After giving their understanding, they go on to correct what they call “abusive interpretations” of footnotes 336 and 351.

Footnote 336 refers to how the effects of sacramental rules are not necessarily the same. They point out that “necessarily” does not exclude that some rules do have the same effects for everyone.

The rule that the divorced and remarried should live as brother and sister from Familiaris Consortio 84, they say, is of the type that has the same effects for all. Only those rules that depend on subjective culpability have different effects.

So what sacramental rules might have different effects? The authors refer to the preceding paragraph of Amoris, and suggest things like being a godparent or a lector could be affected by subjective culpability.

They argue footnote 351 does not trump canon law 915, which states those in states of publicly known and objectively serious sin are not to be admitted to Communion. As quoted above, they argue that “the help of the sacraments” here means the sacraments participated in imperfectly: confession without absolution and Mass without Communion.
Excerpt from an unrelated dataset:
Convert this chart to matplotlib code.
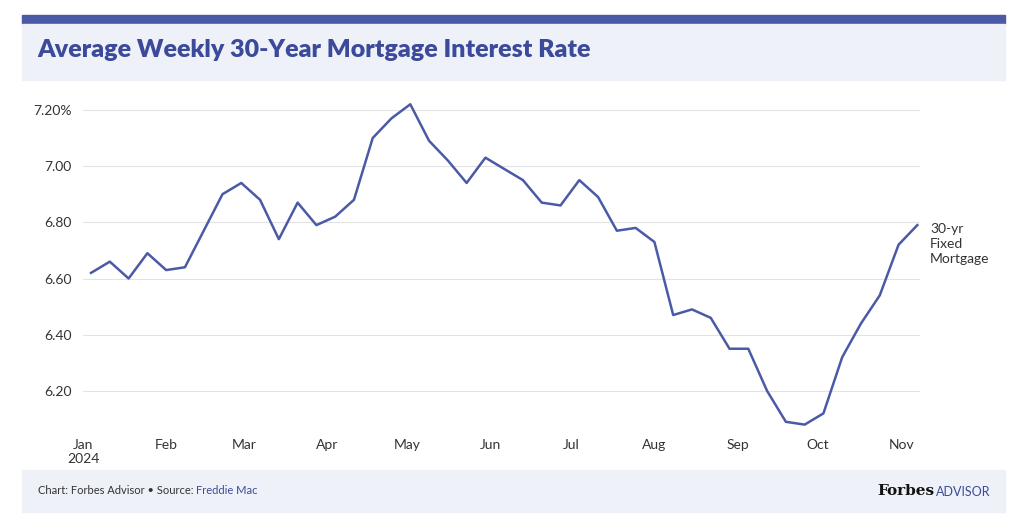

These authors do not fully agree with my understanding of Amoris Laetitia. For example, they interpret “help of the sacraments” as those who participate in an incomplete way, while I focused on those trying to live Church teaching but failing occasionally due to weakness. However, I think both are orthodox and acceptable understandings.

I don’t think there has to be only be one interpretation, but every valid interpretation must use a hermeneutic of continuity and be in keeping with the mind of the Church.

I conclude with a summary the authors offer: If people continue living “in a way contrary to their baptism and marriage promises, they cannot still be admitted to the Eucharist.”

Note: I was informed by one of the authors that Emmaus Road should come out with an English version of this book in the next few months.